His decision to seek to legalize millions who have been here undocumented at least a decade and who have worked hard is the only compassionate thing to do.
It acknowledges a reality that anti-immigrant Americans will never acknowledge: that it is physically impossible to deport 11 million people and that just and rational laws are the only way to deal with them.
Those who declare the president is acting outside his legal remit are mistaken. Both President Reagan and President Bush used executive orders relating to undocumented immigrants and granted them rights in America. The precedent is there.
In the absence of congressional action President Obama is doing what must be done, using the legitimate powers of his office
It puts America on the side of both good policy and of the kind of compassionate governance that has been too often lacking in the past few decades as American lawmaking has atrophied in the face of open hostility between the parties.

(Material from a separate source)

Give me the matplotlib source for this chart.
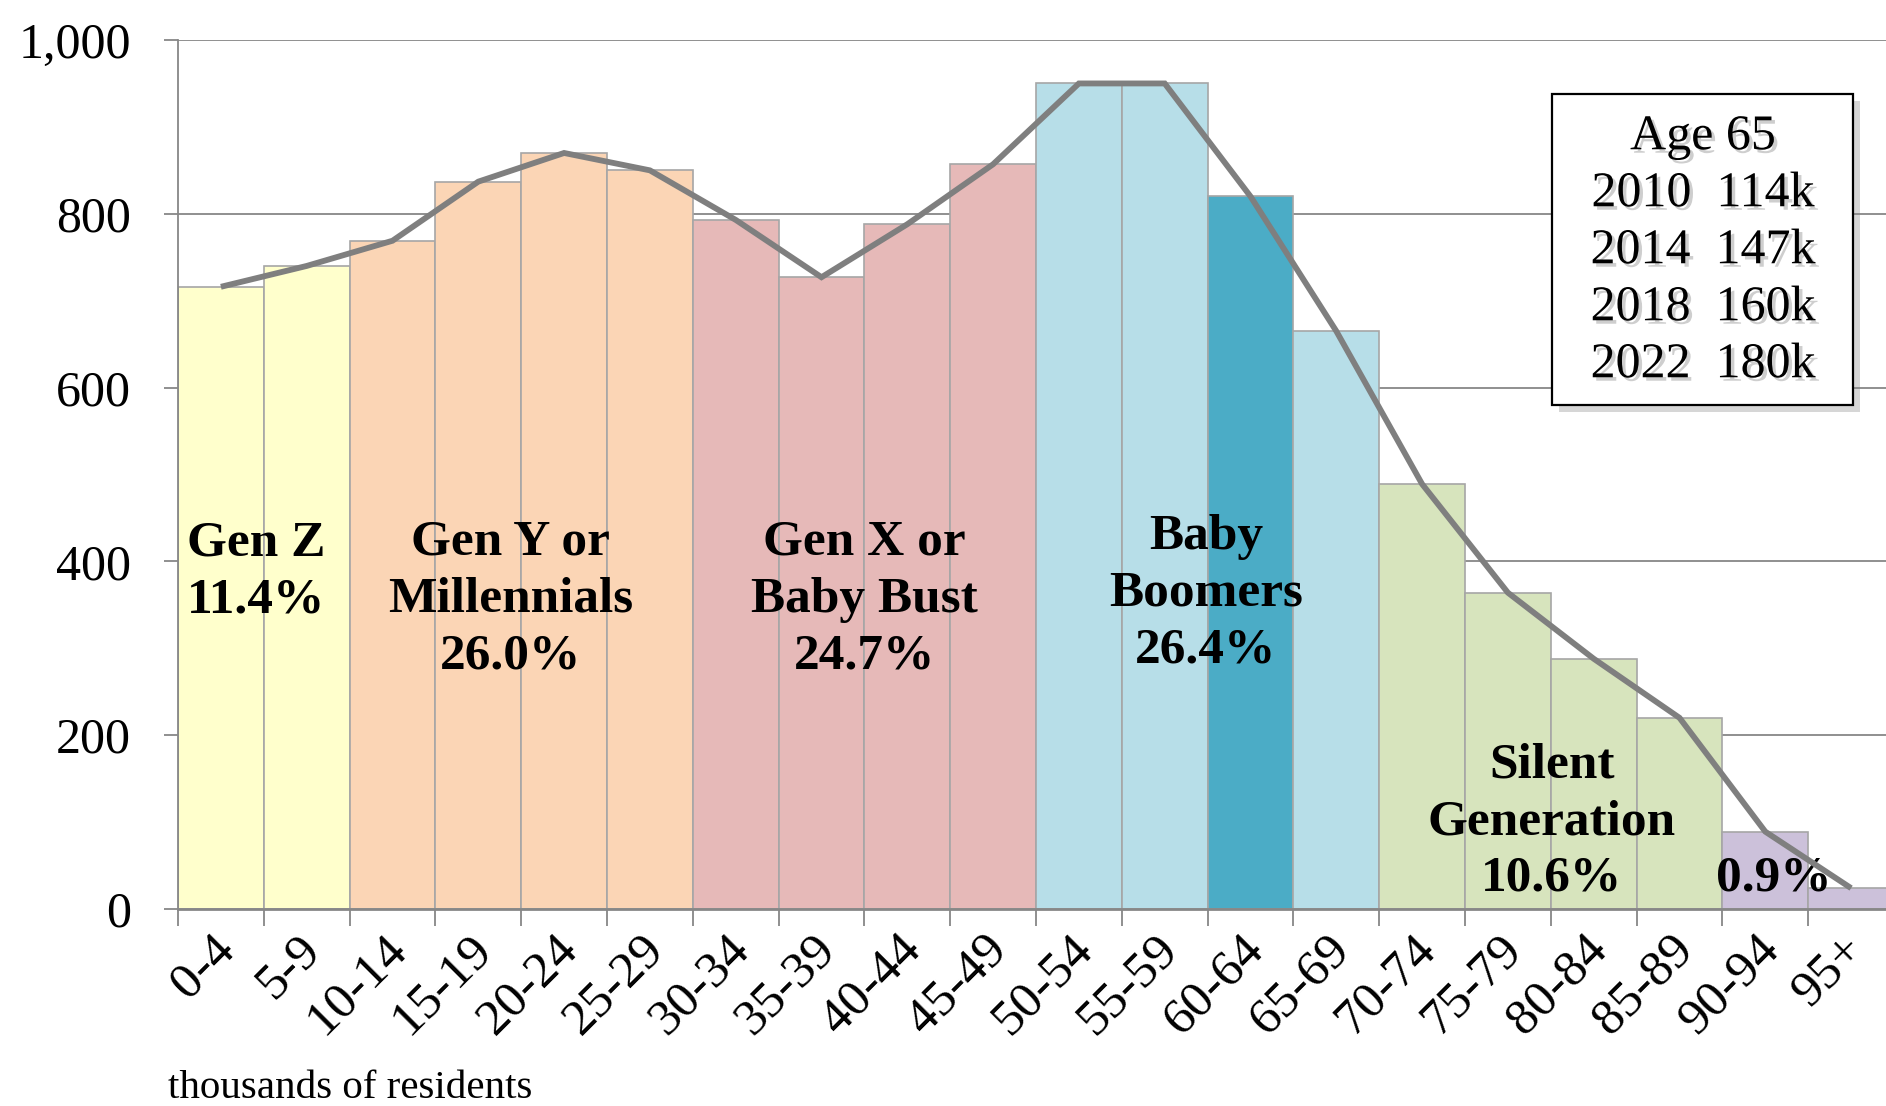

The facts are clear. America currently has a broken immigration system and the need to reconstruct it is huge.
This is a starting point.
Millions of immigrants are caught in limbo, including tens of thousands of Irish undocumented. The cost of not legalizing them when they would be productive taxpayers and workers is enormous.
Immigration authorities are apprehending thousands of folks whose only crime is seeking a better life.
Experts say the debate on gay marriage ultimately turned on people realizing that gay people they knew in their lives deserved the same, no better or worse than anyone else.
We all know illegal immigrants. They clean your trash, work in your factories, take care of your children, prepare your food, build your buildings, and wait tables in your restaurants. They look after your sick and elderly.
If they went on strike America would stop.
It is time to shout 'Stop!' on how they are treated.
Obama will be appealing to the better angels of America’s nature with his speech tonight.
I expect he will find a positive response in this most generous of nations.